● DIRECTION:
Your task is to reproduce, verbatim and without pictures, the lines from the opening of the listing through the line containing "elev_ticks = [128, 129, 130, 131, 132, 133, 134]".

● AVAILABLE DATA:
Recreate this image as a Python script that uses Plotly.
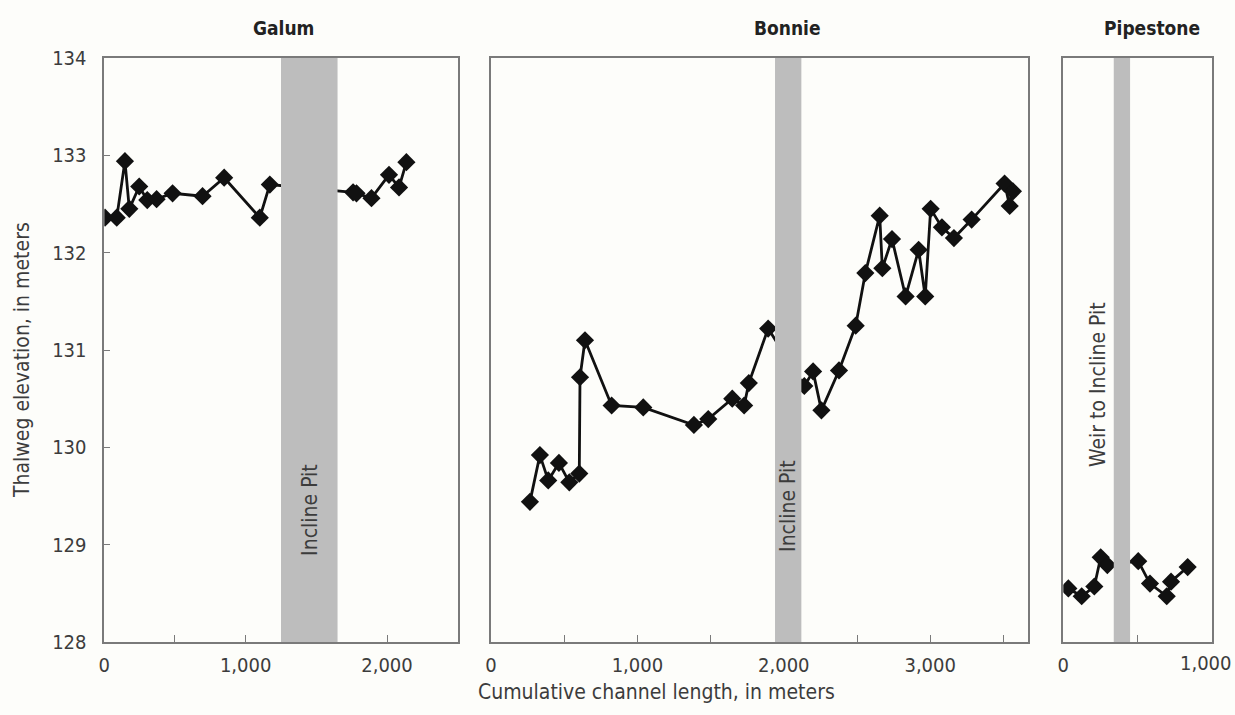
import plotly.graph_objects as go

# Thalweg survey points: cumulative channel length (m) and elevation (m)
galum_len = [5, 88, 146, 177, 247, 304, 370, 483, 695, 848, 1100, 1171,
             1760, 1784, 1890, 2014, 2085, 2137]
galum_elev = [132.36, 132.36, 132.94, 132.45, 132.68, 132.54, 132.55, 132.61,
              132.58, 132.77, 132.36, 132.70, 132.62, 132.61, 132.56, 132.80,
              132.67, 132.93]

bonnie_len = [266, 334, 391, 464, 535, 603, 608, 642, 824, 1040, 1386, 1484,
              1648, 1729, 1761, 1893, 2140, 2200, 2257, 2377, 2491, 2557,
              2655, 2673, 2739, 2832, 2921, 2966, 3003, 3080, 3162, 3283,
              3508, 3543, 3565]
bonnie_elev = [129.44, 129.92, 129.66, 129.84, 129.64, 129.73, 130.72, 131.10,
               130.43, 130.41, 130.23, 130.29, 130.50, 130.43, 130.66, 131.22,
               130.63, 130.78, 130.38, 130.79, 131.25, 131.79, 132.38, 131.84,
               132.14, 131.55, 132.03, 131.55, 132.45, 132.26, 132.15, 132.34,
               132.71, 132.48, 132.63]

pipestone_len = [34, 124, 209, 252, 297, 505, 584, 697, 726, 838]
pipestone_elev = [128.55, 128.47, 128.57, 128.87, 128.79, 128.83, 128.60,
                  128.47, 128.62, 128.77]

# Reach titles, axis extents and pit extents (m)
panel_titles = ["Galum", "Bonnie", "Pipestone"]
panel_x_max = [2500, 3670, 1000]
pit_extent = [(1250, 1650), (1940, 2120), (340, 450)]
pit_labels = ["Incline Pit", "Incline Pit", "Weir to Incline Pit"]
elev_ticks = [128, 129, 130, 131, 132, 133, 134]

W, H = 1235, 715
M_T, M_B = 58, 73
plot_h = H - M_T - M_B
# Panel pixel extents (left, right)
panel_px = [(104.3, 457.7), (491.0, 1028.3), (1063.3, 1211.7)]
title_px = [283, 787, 1152]
label_pos = [(1450, 129.36), (2030, 129.40), (234, 130.64)]

FONT = "Liberation Sans Narrow, DejaVu Sans Condensed, Arial Narrow, sans-serif"
AXIS_GRAY = "#7a7a7a"
TEXT_GRAY = "#3c3c3c"
BG = "#fdfdfa"

fig = go.Figure()
series = [(galum_len, galum_elev), (bonnie_len, bonnie_elev),
          (pipestone_len, pipestone_elev)]

for i, (xs, ys) in enumerate(series):
    suffix = "" if i == 0 else str(i + 1)
    fig.add_trace(go.Scatter(
        x=xs, y=ys, mode="lines+markers",
        xaxis="x" + suffix, yaxis="y" + suffix,
        line=dict(color="#111111", width=2.8),
        marker=dict(symbol="diamond", size=14, color="#111111"),
        showlegend=False, hoverinfo="skip",
    ))

layout = dict(
    width=W, height=H,
    margin=dict(l=0, r=0, t=M_T, b=M_B, pad=0, autoexpand=False),
    paper_bgcolor=BG, plot_bgcolor=BG,
    font=dict(family=FONT, size=20, color=TEXT_GRAY),
    shapes=[], annotations=[],
)

for i in range(3):
    suffix = "" if i == 0 else str(i + 1)
    x0, x1 = panel_px[i]
    xmax = panel_x_max[i]
    # Labelled ticks every 1,000 m; the label at the far right edge of the
    # last panel is placed separately so it stays inside the page
    major = list(range(0, xmax + 1, 1000))
    labels = [f"{v:,}" for v in major]
    if i == 2:
        labels[-1] = ""
    layout["xaxis" + suffix] = dict(
        domain=[x0 / W, x1 / W], range=[0, xmax],
        anchor="y" + suffix, automargin=False,
        showgrid=False, zeroline=False,
        showline=True, linecolor=AXIS_GRAY, linewidth=1.6, mirror=True,
        ticks="inside", ticklen=7, tickcolor=AXIS_GRAY, tickwidth=1.4,
        tickvals=major, ticktext=labels,
        minor=dict(dtick=500, tick0=0, ticks="inside", ticklen=7,
                   tickcolor=AXIS_GRAY, tickwidth=1.4, showgrid=False),
        tickfont=dict(family=FONT, size=20, color=TEXT_GRAY),
        ticklabelstandoff=4,
    )
    layout["yaxis" + suffix] = dict(
        domain=[0, 1], range=[128, 134], anchor="x" + suffix,
        automargin=False,
        showgrid=False, zeroline=False,
        showline=True, linecolor=AXIS_GRAY, linewidth=1.6, mirror=True,
        tickvals=elev_ticks if i == 0 else [],
        ticks="inside" if i == 0 else "", ticklen=6,
        tickcolor=AXIS_GRAY, tickwidth=1.4,
        showticklabels=(i == 0),
        tickfont=dict(family=FONT, size=20, color=TEXT_GRAY),
        ticklabelstandoff=12,
    )
    # Gravel pit band drawn over the profile
    p0, p1 = pit_extent[i]
    layout["shapes"].append(dict(
        type="rect", xref="x" + suffix, yref="y" + suffix,
        x0=p0, x1=p1, y0=128, y1=134,
        fillcolor="#bdbdbd", line=dict(width=0), layer="above",
    ))
    lx, ly = label_pos[i]
    layout["annotations"].append(dict(
        text=pit_labels[i], xref="x" + suffix, yref="y" + suffix,
        x=lx, y=ly, showarrow=False, textangle=-90,
        font=dict(family=FONT, size=21, color=TEXT_GRAY),
    ))
    layout["annotations"].append(dict(
        text="<b>" + panel_titles[i] + "</b>", xref="paper", yref="paper",
        x=title_px[i] / W, y=(H - M_B - 28) / plot_h,
        xanchor="center", yanchor="middle", showarrow=False,
        font=dict(family=FONT, size=19, color="#222222"),
    ))

# Right-edge tick label of the Pipestone axis
layout["annotations"].append(dict(
    text=f"{panel_x_max[2]:,}", xref="x3", yref="paper",
    x=panel_x_max[2], y=(H - M_B - 663) / plot_h,
    xanchor="right", yanchor="middle", xshift=22, showarrow=False,
    font=dict(family=FONT, size=20, color=TEXT_GRAY),
))
layout["annotations"].append(dict(
    text="Cumulative channel length, in meters", xref="paper", yref="paper",
    x=656 / W, y=(H - M_B - 692) / plot_h, xanchor="center", yanchor="middle",
    showarrow=False, font=dict(family=FONT, size=21, color=TEXT_GRAY),
))
layout["annotations"].append(dict(
    text="Thalweg elevation, in meters", xref="paper", yref="paper",
    x=22 / W, y=(H - M_B - 360) / plot_h, xanchor="center", yanchor="middle",
    textangle=-90, showarrow=False,
    font=dict(family=FONT, size=21, color=TEXT_GRAY),
))

fig.update_layout(**layout)
fig.write_html("out.html")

● FULL OUTPUT:
Recreate this image as a Python script that uses Plotly.
import plotly.graph_objects as go

# Thalweg survey points: cumulative channel length (m) and elevation (m)
galum_len = [5, 88, 146, 177, 247, 304, 370, 483, 695, 848, 1100, 1171,
             1760, 1784, 1890, 2014, 2085, 2137]
galum_elev = [132.36, 132.36, 132.94, 132.45, 132.68, 132.54, 132.55, 132.61,
              132.58, 132.77, 132.36, 132.70, 132.62, 132.61, 132.56, 132.80,
              132.67, 132.93]

bonnie_len = [266, 334, 391, 464, 535, 603, 608, 642, 824, 1040, 1386, 1484,
              1648, 1729, 1761, 1893, 2140, 2200, 2257, 2377, 2491, 2557,
              2655, 2673, 2739, 2832, 2921, 2966, 3003, 3080, 3162, 3283,
              3508, 3543, 3565]
bonnie_elev = [129.44, 129.92, 129.66, 129.84, 129.64, 129.73, 130.72, 131.10,
               130.43, 130.41, 130.23, 130.29, 130.50, 130.43, 130.66, 131.22,
               130.63, 130.78, 130.38, 130.79, 131.25, 131.79, 132.38, 131.84,
               132.14, 131.55, 132.03, 131.55, 132.45, 132.26, 132.15, 132.34,
               132.71, 132.48, 132.63]

pipestone_len = [34, 124, 209, 252, 297, 505, 584, 697, 726, 838]
pipestone_elev = [128.55, 128.47, 128.57, 128.87, 128.79, 128.83, 128.60,
                  128.47, 128.62, 128.77]

# Reach titles, axis extents and pit extents (m)
panel_titles = ["Galum", "Bonnie", "Pipestone"]
panel_x_max = [2500, 3670, 1000]
pit_extent = [(1250, 1650), (1940, 2120), (340, 450)]
pit_labels = ["Incline Pit", "Incline Pit", "Weir to Incline Pit"]
elev_ticks = [128, 129, 130, 131, 132, 133, 134]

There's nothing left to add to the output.